The main culprit is the asynchronous charger's Schottky diode.  For all other power components, it's pretty much up to me how much heat they generate.  If it gets too hot, just get a MOSFET with lower RdsON, or an inductor with lower resistance etc.  But for the Schottky diode, it's another story.  Sure, you can get a diode in a larger package, allowing it to dissipate more power safely, but it's still going to generate the same amount of heat, because due to physics the diode will always drop voltage.  So it will always dissipate power (P=V*I).  Worse, the amount of voltage it drops goes up with higher current as well.

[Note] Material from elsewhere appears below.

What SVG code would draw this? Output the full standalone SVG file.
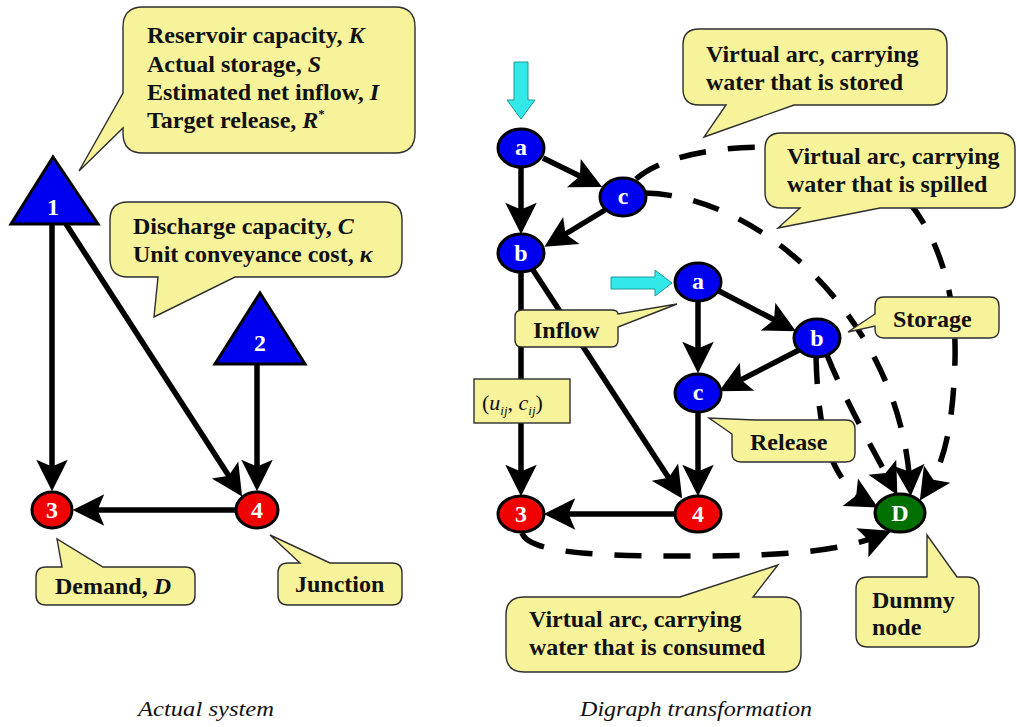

Now 2A doesn't seem to be that much current, but keep in mind that I'm aiming for 2A output current at 5V, which means that with a battery voltage of minimum 3V, and counting on converter efficiency around 85%, the diode sees average currents of (2A*5V)/(3V*0.85)=3.9A.  Now I understand why, even though the power components are external, the CN3801 datasheet indicates 4A maximum output current.  How much power is dissipated?  At 4A, the SS56 Schottky diode I use drops around 0.6V, burning off 2.4W.  As it gets hot, it starts to exhibit an appreciable reverse current as well, leading to even more losses.

The mechanism preventing me from getting to 2A due to this heat seems to work like this: as the circuit (mostly the diode) heats up, some of this heat warms up the CN3801, eventually at high temperatures making the current sense voltage reference drop.  Nominally 120mV, I've seen it go as low as 95mV when drawing high currents.  This will in turn limit the amount of current drawn (for the same sense resistor, lower current will generate this lower sense voltage).  So the whole thing is self-limiting: as it gets hot, it will limit the current.  This could be considered a feature I guess, but the bottom line is that even when you lower the sense resistor, as things get hot the sense voltage drops enough to negate the lower sense resistor.

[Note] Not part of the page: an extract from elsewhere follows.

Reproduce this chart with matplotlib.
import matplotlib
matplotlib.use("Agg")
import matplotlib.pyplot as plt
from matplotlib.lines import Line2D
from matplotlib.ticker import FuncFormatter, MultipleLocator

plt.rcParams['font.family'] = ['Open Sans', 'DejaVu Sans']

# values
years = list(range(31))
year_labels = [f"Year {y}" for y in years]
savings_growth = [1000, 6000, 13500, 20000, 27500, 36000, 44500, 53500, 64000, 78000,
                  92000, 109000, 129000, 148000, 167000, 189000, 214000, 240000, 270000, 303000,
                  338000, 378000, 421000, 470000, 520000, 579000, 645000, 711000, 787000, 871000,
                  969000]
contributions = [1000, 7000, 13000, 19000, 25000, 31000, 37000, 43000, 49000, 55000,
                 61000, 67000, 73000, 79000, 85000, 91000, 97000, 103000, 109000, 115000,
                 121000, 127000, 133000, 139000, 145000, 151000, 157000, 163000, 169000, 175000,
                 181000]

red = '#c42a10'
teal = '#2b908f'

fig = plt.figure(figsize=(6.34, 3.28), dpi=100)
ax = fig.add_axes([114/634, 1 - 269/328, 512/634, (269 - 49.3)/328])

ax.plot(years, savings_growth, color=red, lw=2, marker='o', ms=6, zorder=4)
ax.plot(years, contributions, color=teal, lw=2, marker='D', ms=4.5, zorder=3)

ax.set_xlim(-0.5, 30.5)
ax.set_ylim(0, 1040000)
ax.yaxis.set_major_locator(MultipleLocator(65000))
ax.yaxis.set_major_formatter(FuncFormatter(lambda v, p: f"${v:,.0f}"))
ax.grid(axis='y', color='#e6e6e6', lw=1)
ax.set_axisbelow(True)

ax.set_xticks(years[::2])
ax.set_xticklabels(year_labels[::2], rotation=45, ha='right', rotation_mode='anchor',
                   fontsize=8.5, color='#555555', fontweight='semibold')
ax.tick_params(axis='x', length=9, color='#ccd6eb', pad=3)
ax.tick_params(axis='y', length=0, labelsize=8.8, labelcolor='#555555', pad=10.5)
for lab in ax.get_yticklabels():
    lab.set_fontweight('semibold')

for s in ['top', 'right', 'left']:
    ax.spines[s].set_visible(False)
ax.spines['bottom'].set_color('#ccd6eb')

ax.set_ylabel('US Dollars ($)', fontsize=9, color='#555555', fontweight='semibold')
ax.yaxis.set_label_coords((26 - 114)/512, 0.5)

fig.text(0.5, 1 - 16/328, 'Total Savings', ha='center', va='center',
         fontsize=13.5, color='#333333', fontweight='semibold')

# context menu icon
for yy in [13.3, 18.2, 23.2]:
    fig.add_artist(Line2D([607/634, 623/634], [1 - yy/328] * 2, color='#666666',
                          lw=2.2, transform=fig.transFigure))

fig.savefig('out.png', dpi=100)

I've been considering possible solutions and what this means for the project:

1. Is there a way to turn this into a synchronous converter (replace Schottky diode by MOSFET) with some clever circuitry and if so, how much circuitry and will it fit?  The chip has no complementary output for this so it will have to be a hack.
2. My simple topology of running all current through the charger is showing its limits.  Another topology would be to only run the charge current through the charger and provide a parallel path for the load current directly from the power input.  Downside is that now the 5V converter needs to become step-up/step-down, since the input voltage can be as high as 24V and the battery voltage as low as 3V and both need to convert to 5V.  A step-up/step-down immediately pushes you into chips that are in the several-dollar range.
3. A spec fix: instead of 2A max, advertise the system as 1.8A max.  The heat still bugs me, and will limit the current even lower at higher temperature.  2A is also a nicer number, and what the Raspberry Pi foundation recommends for a Pi3 power supply.  On the other hand, 1.8A is double what the current #LiFePO4wered/Pi3 can do without active cooling, so it's still a pretty nice upgrade.

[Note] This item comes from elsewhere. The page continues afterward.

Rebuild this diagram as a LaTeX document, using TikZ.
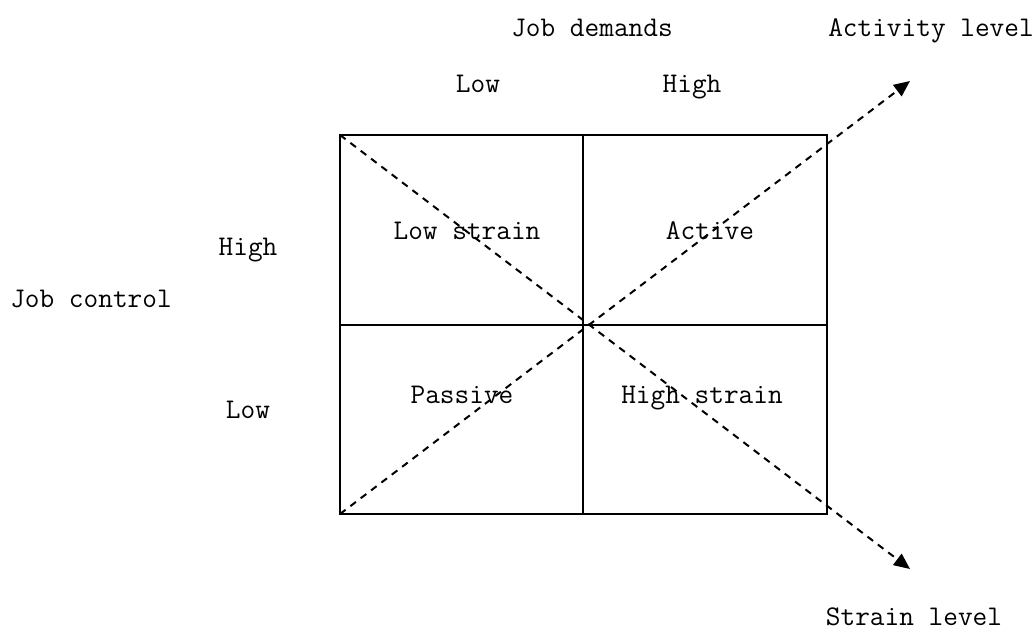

I would very much like user feedback on this.  How much current do you need?  The current design works well at 1.8A, and can probably go into production this fall.  Completely changing the topology will get me past 2A, but is a big redesign that will likely not reach production this year.  Would it be worth it to delay and get the spec I wanted?  It would likely also conflict with other goals such as making it cheaper...